Improving the Patient Outcomes by Utilization of Intraoperative Neurophysiological Monitoring (IONM) During Hip Replacement Surgery:
August 06, 2019
Faisal R Jahangiri, MD, CNIM, D.ABNM, FASNM
Introduction: Sensory and motor functions might be at risk during various hip surgeries. This case report demonstrates the utilization of Intraoperative Neurophysiological Monitoring (IONM) during a hip replacement surgery for an early detection of a possible nerve injury.
Methods: A retrospective analysis of neurophysiological monitoring data from a hip replacement procedure was performed. A 65-year-old female with a history of hip pain was admitted for a right hip replacement. Neuromonitoring paradigm included upper and lower extremity somatosensory evoked potentials (SSEPs) and Motor Evoked Potentials (TCeMEP). Electromyography (EMG) from the lower extremity muscles were also recorded bilaterally. Train of four (TOF) was also recorded from the abductor hallucis muscle as well for monitoring the level of muscle relaxant.
Results: During the procedure, when the surgeon increased the traction on the right leg, a decrease in the right lower Somatosensory Evoked Potentials (SSEP) was noted. The surgeon was immediately notified. The surgeon decreased the traction, with subsequent improvement in the sensory signals in the patient’s right leg. Postoperatively no neurological deficit was noted due to immediate identification and decrease in the traction on the patient’s right leg.
Conclusion: In this surgical procedure, if sensory changes were not identified on a timely manner by intraoperative neuromonitoring, it may have resulted in damage to the nerves of right lower limb due the stretch.
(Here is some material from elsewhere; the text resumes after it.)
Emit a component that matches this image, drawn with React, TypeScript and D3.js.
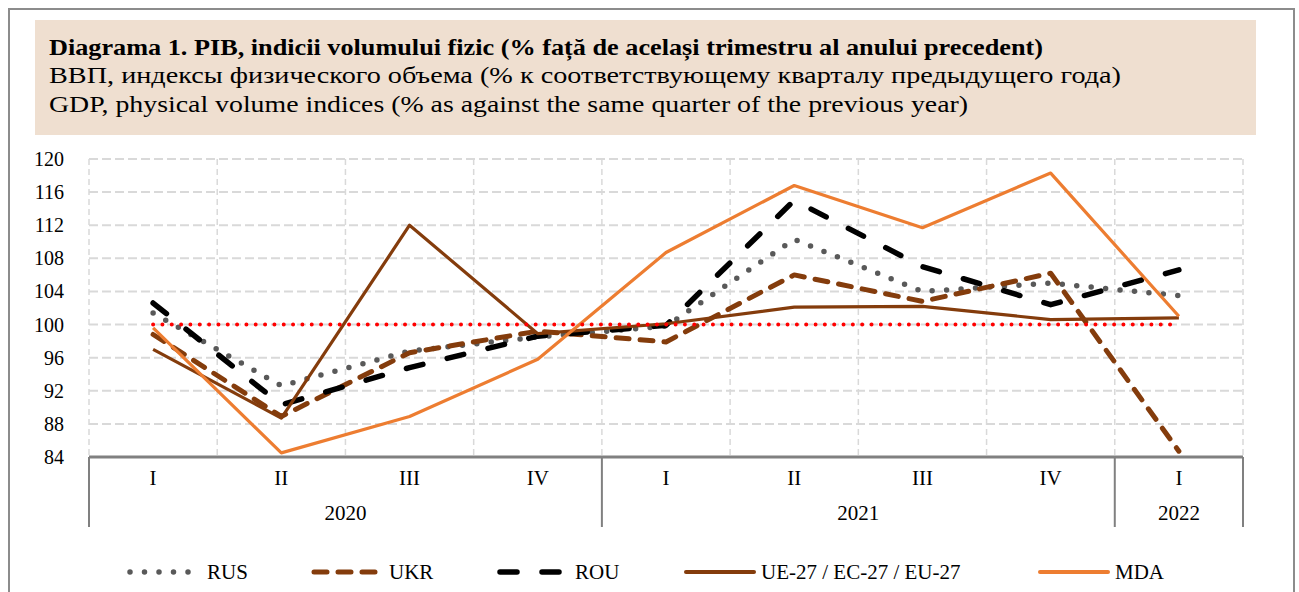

Hence, patient would have post-operative neurological deficits.
More study is needed to establish better statistical methods, better modality efficacy, and a better understanding of intraoperative countermeasures that may be employed when an alert is encountered to prevent impending neurological sequelae.
Figure: A decrease in sensory responses (red arrow). Returned to baseline sensory responses (green arrow).